Facebook’s Libra project yesterday confirmed that 21 firms have signed the Libra Association charter, following an exodus of financial services firms from the initiative amid regulatory concerns.
The formal announcement of a governance structure and charter for the digital currency project confirmed the continued membership of tech giants Uber, Spotify and Vodafone, but revealed that major early backers Mastercard, Visa, eBay, Booking Holdings and Mercado Pago have now followed payments firms PayPal and Stripe in abandoning the project.
The social media giant received a major boost in June when it announced that it had the support of major payments and financial services players to develop the Libra virtual currency and Calibra digital wallet, enabling payments across the Facebook, WhatsApp and Instagram channels.
However, the project has come under mounting scrutiny from regulators and legislators, which have called for Facebook to postpone the launch of the currency - planned for 2020 - until the company can provide reassurances over money laundering controls, data privacy and potential risk to the stability of the global financial system.
Last week, the Bank of England hardened its stance, warning that any digital currency has the potential to be ‘systematically significant’ and would therefore need to be subject to the same strict controls and regulatory checks as traditional payments firms.
PayU is currently the only remaining financial services firm to formally join the Libra Association council.
In a statement posted to Twitter on Friday, David Marcus, a former PayPal chief who has been leading the Libra project for Facebook, thanked Visa and Mastercard for “sticking it out until the 11th hour” before exiting the project.
He explained: “The pressure has been intense (understatement), and I respect their decision to wait until there’s regulatory clarity for Libra to proceed, vs. the invoked threats (by many) on their biz. [business]”
However, Marcus remained upbeat despite the ongoing series of setbacks, adding: “I would caution against reading the fate of Libra into this update. Of course, it’s not great news in the short term, but in a way it’s liberating. Stay tuned for more very soon. Change of this magnitude is hard. You know you’re on to something when so much pressure builds up.”
Yesterday, the Libra Association - the Geneva-based oversight body for the digital currency - announced that 21 members had formally signed its charter, formalising the Libra Association council, electing a board of directors and appointing members of the executive team.

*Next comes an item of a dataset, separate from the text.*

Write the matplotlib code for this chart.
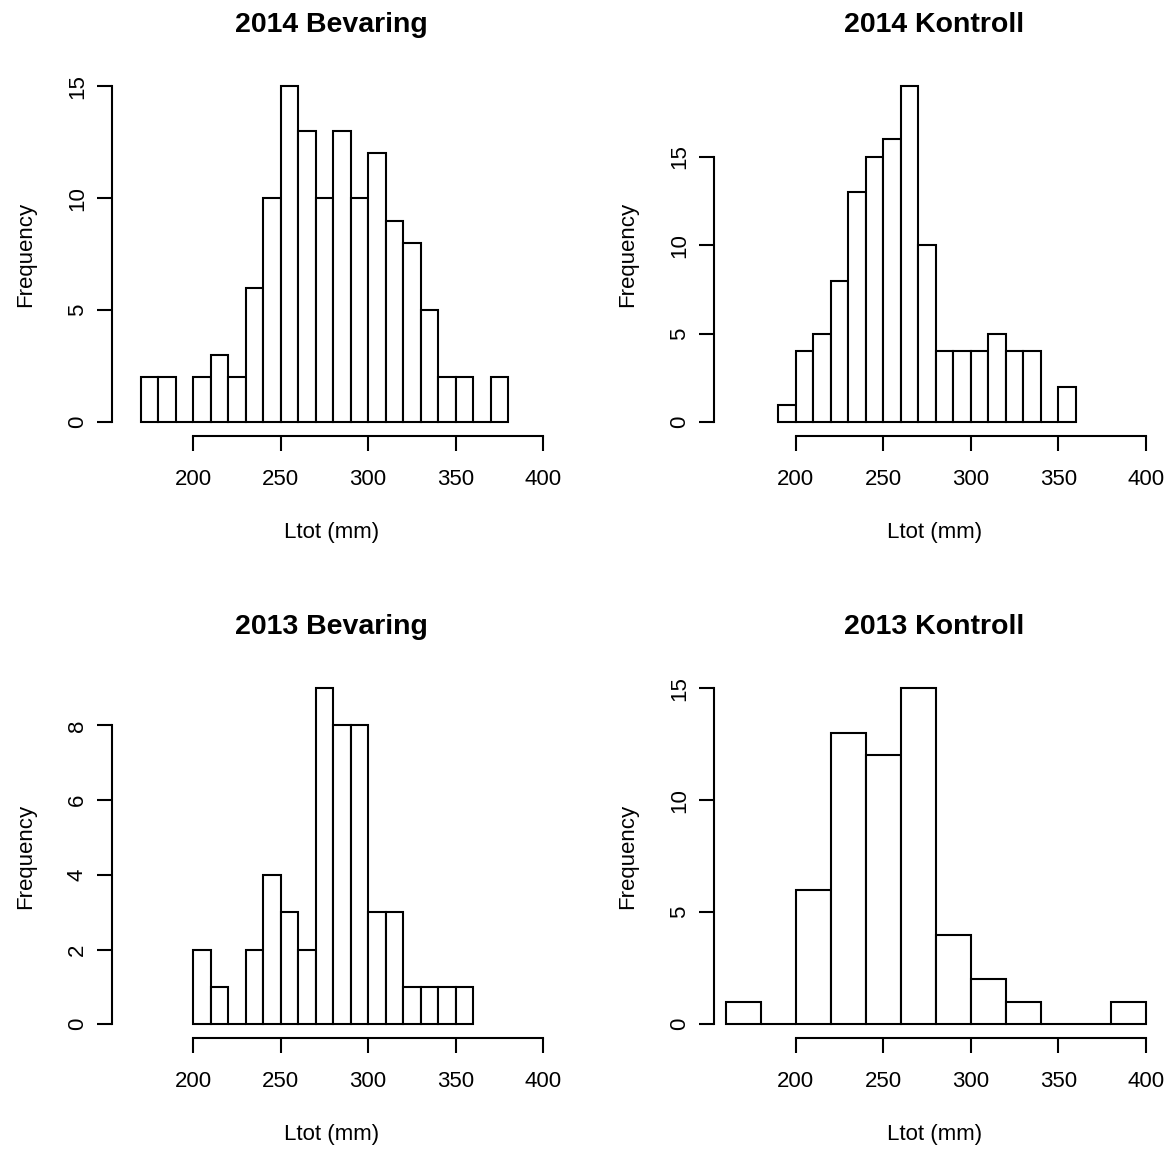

A statement confirmed that over 1,500 entities have indicated interest in joining the Libra project effort, and approximately 180 entities have met the preliminary membership criteria. The Libra Association was eager to “pursue its mission of building a better payment network, broadening access to essential financial services, and lowering costs for billions of people who need it the most”.
It added: “As an association, members will continue critical work with applicable regulators around the world, begin the important process of standing up a governance and policy structure and create a transparent membership criteria and admissions process that will be applied in a uniform and non-discriminatory manner to begin welcoming the first wave of new members.”
A statement from PayU said: “The mission of the association, to enable a simple global payment system and financial infrastructure that empowers billions of people, aligns seamlessly with PayU's vision of creating a world without financial borders where everyone can prosper.”